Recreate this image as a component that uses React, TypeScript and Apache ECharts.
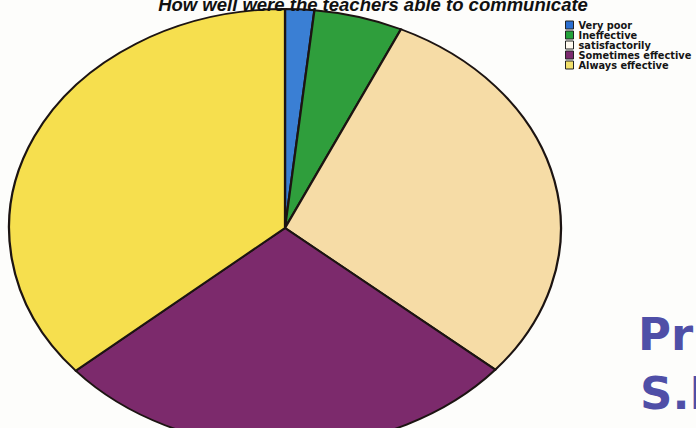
import React, { useEffect, useRef } from "react";
import * as echarts from "echarts";

const categories = ["Very poor", "Ineffective", "satisfactorily", "Sometimes effective", "Always effective"];
const values = [1.7, 5.2, 29.3, 27.5, 36.3];
const colors = ["#3a7fd4", "#2f9e3c", "#f6dca6", "#7c2a6c", "#f6df4e"];
const legendColors = ["#2a6ed0", "#23a33a", "#fffaf0", "#7b2a6e", "#f2e06a"];
const titleText = "How well were the teachers able to communicate";

export default function App() {
  const ref = useRef<HTMLDivElement>(null);
  useEffect(() => {
    document.body.style.margin = "0";
    if (!ref.current) return;
    const chart = echarts.init(ref.current, null, { renderer: "svg" });
    const total = values.reduce((a, b) => a + b, 0);
    const cx = 285;
    const cy = 228;
    const rx = 276;
    const ry = 219;
    const series = categories.map((name, i) => {
      const before = values.slice(0, i).reduce((a, b) => a + b, 0);
      return {
        type: "custom",
        name,
        coordinateSystem: "none",
        data: [[values[i]]],
        itemStyle: { color: legendColors[i] },
        renderItem: (params: any, api: any) => {
          const v = api.value(0);
          const start = -Math.PI / 2 + (before / total) * Math.PI * 2;
          const end = start + (v / total) * Math.PI * 2;
          return {
            type: "sector",
            x: cx,
            y: cy,
            scaleX: rx / ry,
            scaleY: 1,
            shape: { cx: 0, cy: 0, r: ry, r0: 0, startAngle: start, endAngle: end, clockwise: true },
            style: { fill: colors[i], stroke: "#1c1412", lineWidth: 1.8, strokeNoScale: true },
          };
        },
      };
    });
    chart.setOption({
      animation: false,
      backgroundColor: "#fdfdfb",
      title: {
        text: titleText,
        left: 368,
        textAlign: "center",
        top: -10,
        textStyle: {
          fontFamily: "Liberation Sans",
          fontSize: 18.5,
          fontWeight: "bold",
          fontStyle: "italic",
          color: "#111",
        },
      },
      legend: {
        orient: "vertical",
        left: 560,
        top: 15,
        itemWidth: 8,
        itemHeight: 8,
        itemGap: 0,
        itemTextGap: 8,
        icon: "rect",
        data: categories.map((c, i) => ({ name: c, itemStyle: { color: legendColors[i], borderColor: "#222", borderWidth: 1 } })),
        textStyle: {
          fontFamily: "DejaVu Sans",
          fontSize: 9.8,
          fontWeight: "bold",
          color: "#151515",
          lineHeight: 9.7,
        },
      },
      graphic: [
        {
          type: "text",
          x: 638,
          y: 357,
          style: {
            text: "Pri",
            fontFamily: "DejaVu Sans",
            fontWeight: "bold",
            fontSize: 45,
            fill: "#2f2f98",
            opacity: 0.85,
            verticalAlign: "bottom",
          },
        },
        {
          type: "text",
          x: 640,
          y: 416,
          style: {
            text: "S.I",
            fontFamily: "DejaVu Sans",
            fontWeight: "bold",
            fontSize: 45,
            fill: "#2f2f98",
            opacity: 0.85,
            verticalAlign: "bottom",
          },
        },
      ],
      series,
    });
    return () => chart.dispose();
  }, []);
  return <div ref={ref} style={{ width: 696, height: 428 }} />;
}
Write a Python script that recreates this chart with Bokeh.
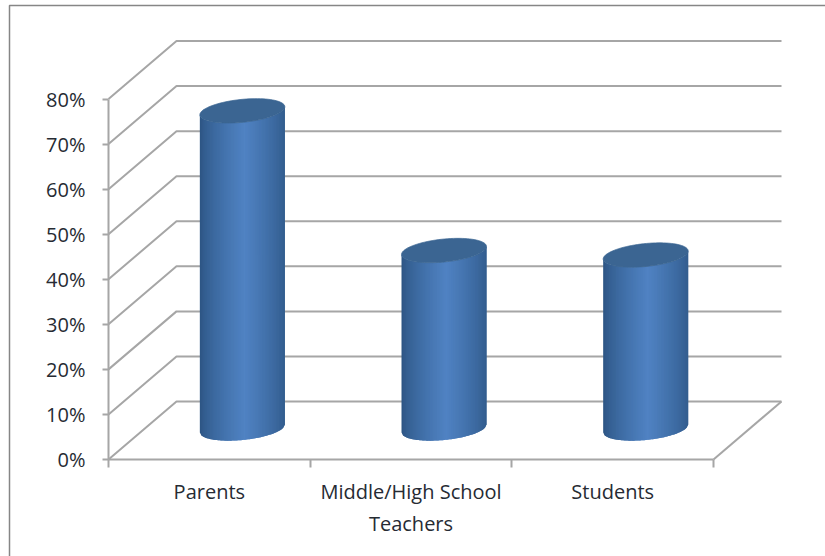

= = = = =

> [To be done]:
Quote all the records verbatim, dropping any pictures from your copy.

> [Task response]:
Recreate this image as a component that uses React, TypeScript and Apache ECharts.
import React, { useEffect, useRef } from "react";
import * as echarts from "echarts";

const categories = ["Very poor", "Ineffective", "satisfactorily", "Sometimes effective", "Always effective"];
const values = [1.7, 5.2, 29.3, 27.5, 36.3];
const colors = ["#3a7fd4", "#2f9e3c", "#f6dca6", "#7c2a6c", "#f6df4e"];
const legendColors = ["#2a6ed0", "#23a33a", "#fffaf0", "#7b2a6e", "#f2e06a"];
const titleText = "How well were the teachers able to communicate";

export default function App() {
  const ref = useRef<HTMLDivElement>(null);
  useEffect(() => {
    document.body.style.margin = "0";
    if (!ref.current) return;
    const chart = echarts.init(ref.current, null, { renderer: "svg" });
    const total = values.reduce((a, b) => a + b, 0);
    const cx = 285;
    const cy = 228;
    const rx = 276;
    const ry = 219;
    const series = categories.map((name, i) => {
      const before = values.slice(0, i).reduce((a, b) => a + b, 0);
      return {
        type: "custom",
        name,
        coordinateSystem: "none",
        data: [[values[i]]],
        itemStyle: { color: legendColors[i] },
        renderItem: (params: any, api: any) => {
          const v = api.value(0);
          const start = -Math.PI / 2 + (before / total) * Math.PI * 2;
          const end = start + (v / total) * Math.PI * 2;
          return {
            type: "sector",
            x: cx,
            y: cy,
            scaleX: rx / ry,
            scaleY: 1,
            shape: { cx: 0, cy: 0, r: ry, r0: 0, startAngle: start, endAngle: end, clockwise: true },
            style: { fill: colors[i], stroke: "#1c1412", lineWidth: 1.8, strokeNoScale: true },
          };
        },
      };
    });
    chart.setOption({
      animation: false,
      backgroundColor: "#fdfdfb",
      title: {
        text: titleText,
        left: 368,
        textAlign: "center",
        top: -10,
        textStyle: {
          fontFamily: "Liberation Sans",
          fontSize: 18.5,
          fontWeight: "bold",
          fontStyle: "italic",
          color: "#111",
        },
      },
      legend: {
        orient: "vertical",
        left: 560,
        top: 15,
        itemWidth: 8,
        itemHeight: 8,
        itemGap: 0,
        itemTextGap: 8,
        icon: "rect",
        data: categories.map((c, i) => ({ name: c, itemStyle: { color: legendColors[i], borderColor: "#222", borderWidth: 1 } })),
        textStyle: {
          fontFamily: "DejaVu Sans",
          fontSize: 9.8,
          fontWeight: "bold",
          color: "#151515",
          lineHeight: 9.7,
        },
      },
      graphic: [
        {
          type: "text",
          x: 638,
          y: 357,
          style: {
            text: "Pri",
            fontFamily: "DejaVu Sans",
            fontWeight: "bold",
            fontSize: 45,
            fill: "#2f2f98",
            opacity: 0.85,
            verticalAlign: "bottom",
          },
        },
        {
          type: "text",
          x: 640,
          y: 416,
          style: {
            text: "S.I",
            fontFamily: "DejaVu Sans",
            fontWeight: "bold",
            fontSize: 45,
            fill: "#2f2f98",
            opacity: 0.85,
            verticalAlign: "bottom",
          },
        },
      ],
      series,
    });
    return () => chart.dispose();
  }, []);
  return <div ref={ref} style={{ width: 696, height: 428 }} />;
}
Write a Python script that recreates this chart with Bokeh.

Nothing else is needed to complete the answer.